RIP Gunnar

Remembering modernist architect Gunnar Birkerts

Midwest Obit
Birkerts posing with a model for a promotional portrait in 1975. (Jimmy Tafoya/Detroit Free Press)
Birkerts posing with a model for a promotional portrait in 1975. (Jimmy Tafoya/Detroit Free Press)

Latvian-American modernist architect Gunnar Birkerts died at the age of 92 on August 15, just as his legacy is beginning to be reevaluated by contemporary architects and historians alike. Based in the Detroit area for over 40 years, Birkerts designed distinctive buildings in the central United States and taught studios and seminars as a professor at the University of Michigan. His work was characterized by an experimental attitude toward materials, an intuitive approach to space planning, and an uncommon keenness for innovation in the use of daylight.
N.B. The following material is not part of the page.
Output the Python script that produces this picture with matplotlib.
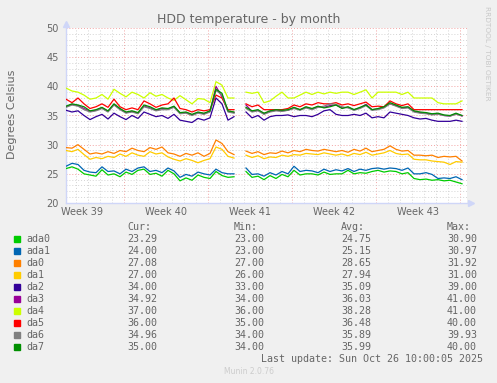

Riga, Latvia’s National Library of Latvia (NLL), Birkerts’s last and greatest building, was completed in 2014 after about 25 years of work on the project. The NLL is a marvelous culmination of his career. Its completion was doubly special because Birkerts—born in Riga and the son of Latvian folklorists Peteris and Merija Shop Birkerts—had long been committed to the maintenance of his nation’s cultural heritage.

Birkerts’s renown peaked between the mid-1970s and the mid-1980s, when he completed a group of buildings that broke open the increasingly stale forms and material palette of modern architecture. These buildings diffused light on matte surfaces or refracted it from polished materials to reduce the glare that too often plagues sheer glass buildings.

Birkerts was one of many “displaced persons” who arrived in the U.S. after World War II. He emigrated here after an architectural education at the Technische Hochschule Stuttgart, in Germany, and eventually settled in the Detroit area. Birkerts worked for Eero Saarinen in the early 1950s, as his firm was developing a laboratory-like working method driven by model building and materials testing. He later left the Saarinen office for Minoru Yamasaki’s—also in the Detroit area—where he contributed to that firm’s decorative embellishment of modernism. He often cited Eero and “Yama” as the two most profound influences on his approach to architecture. He left Yamasaki and formed a partnership with Frank Straub in 1962, then founded his independent firm Gunnar Birkerts & Associates in 1964.

A portrait of Birkerts in his studio, 1983. (Richard Lee/Detroit Free Press)

Even after most of his former colleagues at the Saarinen office—Kevin Roche, César Pelli, and Robert Venturi, among others—had departed for more cosmopolitan locales on the East and West coasts, Birkerts stayed in Detroit because he wanted to remain independent of any particular cadre or school. This individualist spirit was Birkerts’s key bequest to the generation of architecture students and office associates he guided.

Because of his individualism, Birkerts was perfectly suited to the Detroit area, with its history of tinkerers, innovators, and entrepreneurs. “We may have been building Ferraris,” Birkerts said in a 2015 interview, “but we were doing it in a garage,” suggesting that the polished, industrial design–like aesthetic of his buildings was not mirrored in his office environment or working method. Indeed, in his later years, Birkerts expressed skepticism about the rising importance of digital design in architecture, believing that it distanced architects from the intuitive, the experimental, and the handmade. Loose sketching and conceptual metaphors occupied an increasingly central position in his creative process during his later years.

These attitudes caused him to lose favor in the style- and technology-obsessed culture of the late 20th and early 21st century. Rebuffing the flamboyance of postmodernism and the structural exaggerations of High Tech, Birkerts spent those years laboring on several unrealized megaprojects in Italy, and on unjustly overlooked U.S. work including the Frank Lloyd Wright–infused Domino’s Farms development in Ann Arbor, Michigan.

Later designs show Birkerts’s ability to deftly integrate motifs from the national romanticist and art nouveau buildings of his home city without descending into pastiche. Despite these unusual ingredients, he remained staunchly committed to modernism. But his was not the dogmatic International Style of earlier architects. Instead of codifying rules, Birkerts continued modernism’s intuitive tradition of individual expression. We can still learn much from his example.